- OBJECTIVE
Restate each line of the listing exactly, without carrying over any pictures.

- DATA EXTRACT
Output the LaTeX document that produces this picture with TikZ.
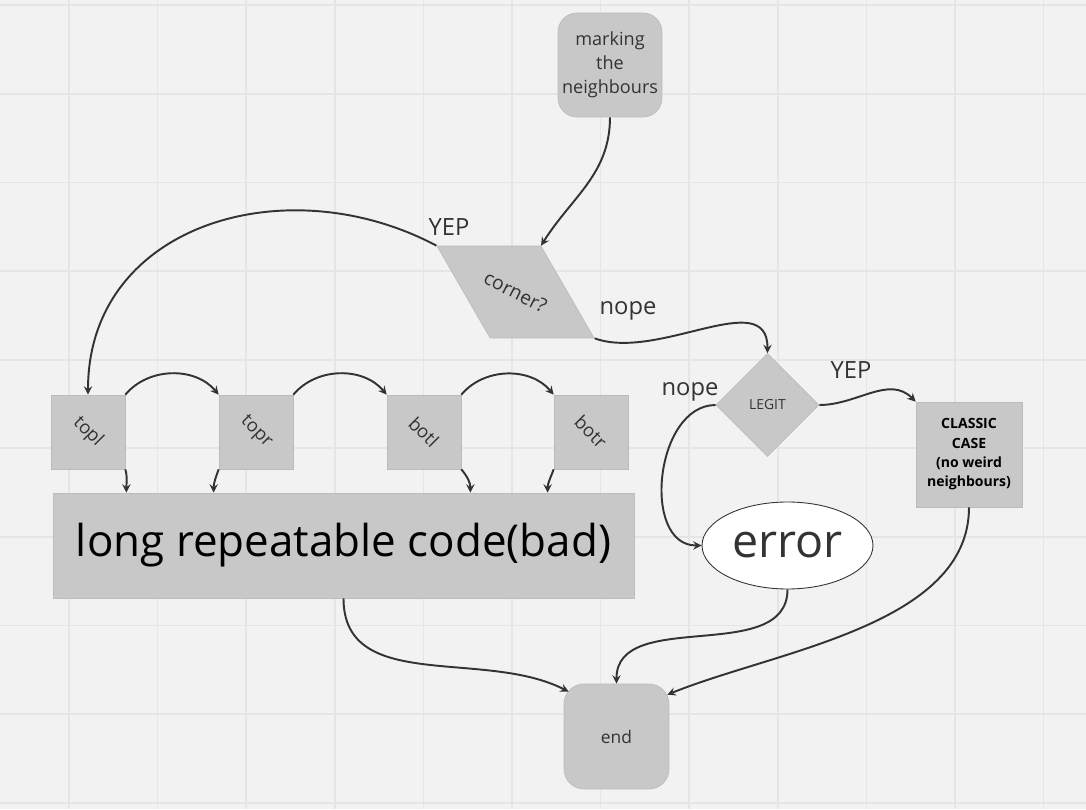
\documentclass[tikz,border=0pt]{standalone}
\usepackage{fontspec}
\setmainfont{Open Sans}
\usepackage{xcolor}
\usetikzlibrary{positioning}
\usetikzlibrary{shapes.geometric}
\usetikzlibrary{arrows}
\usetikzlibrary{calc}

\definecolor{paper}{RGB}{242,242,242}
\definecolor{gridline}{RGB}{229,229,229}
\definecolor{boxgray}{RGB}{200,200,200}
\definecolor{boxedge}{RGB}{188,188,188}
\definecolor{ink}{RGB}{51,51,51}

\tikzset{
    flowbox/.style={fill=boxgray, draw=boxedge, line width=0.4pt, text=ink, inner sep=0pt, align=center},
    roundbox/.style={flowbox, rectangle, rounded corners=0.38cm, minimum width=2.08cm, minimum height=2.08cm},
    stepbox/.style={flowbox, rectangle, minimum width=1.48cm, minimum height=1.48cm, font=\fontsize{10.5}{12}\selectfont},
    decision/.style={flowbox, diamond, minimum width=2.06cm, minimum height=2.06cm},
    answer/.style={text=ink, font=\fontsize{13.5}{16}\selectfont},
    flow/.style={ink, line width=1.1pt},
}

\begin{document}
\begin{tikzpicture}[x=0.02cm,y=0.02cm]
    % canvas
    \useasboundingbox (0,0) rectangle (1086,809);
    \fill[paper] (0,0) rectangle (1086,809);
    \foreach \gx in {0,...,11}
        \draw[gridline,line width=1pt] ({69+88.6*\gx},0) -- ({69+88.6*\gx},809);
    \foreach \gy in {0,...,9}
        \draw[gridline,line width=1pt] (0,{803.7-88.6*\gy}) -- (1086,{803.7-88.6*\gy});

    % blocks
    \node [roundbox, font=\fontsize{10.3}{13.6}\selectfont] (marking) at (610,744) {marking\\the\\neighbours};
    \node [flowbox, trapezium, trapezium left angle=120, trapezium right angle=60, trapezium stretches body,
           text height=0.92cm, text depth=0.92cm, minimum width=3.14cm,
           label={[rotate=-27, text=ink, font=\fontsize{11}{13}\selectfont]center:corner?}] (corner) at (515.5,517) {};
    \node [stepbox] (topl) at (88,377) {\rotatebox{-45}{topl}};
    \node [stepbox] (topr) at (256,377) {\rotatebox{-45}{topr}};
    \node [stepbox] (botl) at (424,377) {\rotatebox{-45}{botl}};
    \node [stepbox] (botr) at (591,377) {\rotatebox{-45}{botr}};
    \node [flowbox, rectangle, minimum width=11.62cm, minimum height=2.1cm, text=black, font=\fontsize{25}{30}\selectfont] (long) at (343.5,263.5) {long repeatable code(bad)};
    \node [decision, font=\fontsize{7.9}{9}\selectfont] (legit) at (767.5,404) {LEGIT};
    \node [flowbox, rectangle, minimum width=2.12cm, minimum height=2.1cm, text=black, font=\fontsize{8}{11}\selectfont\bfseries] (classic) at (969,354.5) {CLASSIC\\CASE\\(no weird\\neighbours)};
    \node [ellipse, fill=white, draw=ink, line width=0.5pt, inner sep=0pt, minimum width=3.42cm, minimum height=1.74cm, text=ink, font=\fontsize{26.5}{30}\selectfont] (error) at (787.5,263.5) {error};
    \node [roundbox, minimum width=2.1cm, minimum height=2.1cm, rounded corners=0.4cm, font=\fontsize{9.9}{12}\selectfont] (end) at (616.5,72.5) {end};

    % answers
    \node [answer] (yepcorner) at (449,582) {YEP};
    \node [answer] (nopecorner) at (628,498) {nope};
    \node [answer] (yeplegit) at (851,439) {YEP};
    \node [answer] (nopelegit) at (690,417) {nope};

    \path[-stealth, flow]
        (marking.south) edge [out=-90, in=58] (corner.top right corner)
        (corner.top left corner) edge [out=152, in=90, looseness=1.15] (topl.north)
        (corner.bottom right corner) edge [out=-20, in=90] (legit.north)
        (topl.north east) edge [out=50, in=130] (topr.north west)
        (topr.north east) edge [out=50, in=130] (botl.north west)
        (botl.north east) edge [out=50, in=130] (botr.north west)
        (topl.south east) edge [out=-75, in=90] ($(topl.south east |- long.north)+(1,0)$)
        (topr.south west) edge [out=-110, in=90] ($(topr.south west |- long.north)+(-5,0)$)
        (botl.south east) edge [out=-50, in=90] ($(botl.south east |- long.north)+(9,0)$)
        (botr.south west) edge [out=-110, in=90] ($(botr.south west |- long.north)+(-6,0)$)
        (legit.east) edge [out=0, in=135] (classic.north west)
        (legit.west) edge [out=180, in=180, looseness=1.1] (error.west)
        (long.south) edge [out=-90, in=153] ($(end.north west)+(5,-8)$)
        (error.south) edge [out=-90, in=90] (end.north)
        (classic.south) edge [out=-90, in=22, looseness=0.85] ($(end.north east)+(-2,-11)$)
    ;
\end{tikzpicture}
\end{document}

- TASK SOLUTION
Output the LaTeX document that produces this picture with TikZ.
\documentclass[tikz,border=0pt]{standalone}
\usepackage{fontspec}
\setmainfont{Open Sans}
\usepackage{xcolor}
\usetikzlibrary{positioning}
\usetikzlibrary{shapes.geometric}
\usetikzlibrary{arrows}
\usetikzlibrary{calc}

\definecolor{paper}{RGB}{242,242,242}
\definecolor{gridline}{RGB}{229,229,229}
\definecolor{boxgray}{RGB}{200,200,200}
\definecolor{boxedge}{RGB}{188,188,188}
\definecolor{ink}{RGB}{51,51,51}

\tikzset{
    flowbox/.style={fill=boxgray, draw=boxedge, line width=0.4pt, text=ink, inner sep=0pt, align=center},
    roundbox/.style={flowbox, rectangle, rounded corners=0.38cm, minimum width=2.08cm, minimum height=2.08cm},
    stepbox/.style={flowbox, rectangle, minimum width=1.48cm, minimum height=1.48cm, font=\fontsize{10.5}{12}\selectfont},
    decision/.style={flowbox, diamond, minimum width=2.06cm, minimum height=2.06cm},
    answer/.style={text=ink, font=\fontsize{13.5}{16}\selectfont},
    flow/.style={ink, line width=1.1pt},
}

\begin{document}
\begin{tikzpicture}[x=0.02cm,y=0.02cm]
    % canvas
    \useasboundingbox (0,0) rectangle (1086,809);
    \fill[paper] (0,0) rectangle (1086,809);
    \foreach \gx in {0,...,11}
        \draw[gridline,line width=1pt] ({69+88.6*\gx},0) -- ({69+88.6*\gx},809);
    \foreach \gy in {0,...,9}
        \draw[gridline,line width=1pt] (0,{803.7-88.6*\gy}) -- (1086,{803.7-88.6*\gy});

    % blocks
    \node [roundbox, font=\fontsize{10.3}{13.6}\selectfont] (marking) at (610,744) {marking\\the\\neighbours};
    \node [flowbox, trapezium, trapezium left angle=120, trapezium right angle=60, trapezium stretches body,
           text height=0.92cm, text depth=0.92cm, minimum width=3.14cm,
           label={[rotate=-27, text=ink, font=\fontsize{11}{13}\selectfont]center:corner?}] (corner) at (515.5,517) {};
    \node [stepbox] (topl) at (88,377) {\rotatebox{-45}{topl}};
    \node [stepbox] (topr) at (256,377) {\rotatebox{-45}{topr}};
    \node [stepbox] (botl) at (424,377) {\rotatebox{-45}{botl}};
    \node [stepbox] (botr) at (591,377) {\rotatebox{-45}{botr}};
    \node [flowbox, rectangle, minimum width=11.62cm, minimum height=2.1cm, text=black, font=\fontsize{25}{30}\selectfont] (long) at (343.5,263.5) {long repeatable code(bad)};
    \node [decision, font=\fontsize{7.9}{9}\selectfont] (legit) at (767.5,404) {LEGIT};
    \node [flowbox, rectangle, minimum width=2.12cm, minimum height=2.1cm, text=black, font=\fontsize{8}{11}\selectfont\bfseries] (classic) at (969,354.5) {CLASSIC\\CASE\\(no weird\\neighbours)};
    \node [ellipse, fill=white, draw=ink, line width=0.5pt, inner sep=0pt, minimum width=3.42cm, minimum height=1.74cm, text=ink, font=\fontsize{26.5}{30}\selectfont] (error) at (787.5,263.5) {error};
    \node [roundbox, minimum width=2.1cm, minimum height=2.1cm, rounded corners=0.4cm, font=\fontsize{9.9}{12}\selectfont] (end) at (616.5,72.5) {end};

    % answers
    \node [answer] (yepcorner) at (449,582) {YEP};
    \node [answer] (nopecorner) at (628,498) {nope};
    \node [answer] (yeplegit) at (851,439) {YEP};
    \node [answer] (nopelegit) at (690,417) {nope};

    \path[-stealth, flow]
        (marking.south) edge [out=-90, in=58] (corner.top right corner)
        (corner.top left corner) edge [out=152, in=90, looseness=1.15] (topl.north)
        (corner.bottom right corner) edge [out=-20, in=90] (legit.north)
        (topl.north east) edge [out=50, in=130] (topr.north west)
        (topr.north east) edge [out=50, in=130] (botl.north west)
        (botl.north east) edge [out=50, in=130] (botr.north west)
        (topl.south east) edge [out=-75, in=90] ($(topl.south east |- long.north)+(1,0)$)
        (topr.south west) edge [out=-110, in=90] ($(topr.south west |- long.north)+(-5,0)$)
        (botl.south east) edge [out=-50, in=90] ($(botl.south east |- long.north)+(9,0)$)
        (botr.south west) edge [out=-110, in=90] ($(botr.south west |- long.north)+(-6,0)$)
        (legit.east) edge [out=0, in=135] (classic.north west)
        (legit.west) edge [out=180, in=180, looseness=1.1] (error.west)
        (long.south) edge [out=-90, in=153] ($(end.north west)+(5,-8)$)
        (error.south) edge [out=-90, in=90] (end.north)
        (classic.south) edge [out=-90, in=22, looseness=0.85] ($(end.north east)+(-2,-11)$)
    ;
\end{tikzpicture}
\end{document}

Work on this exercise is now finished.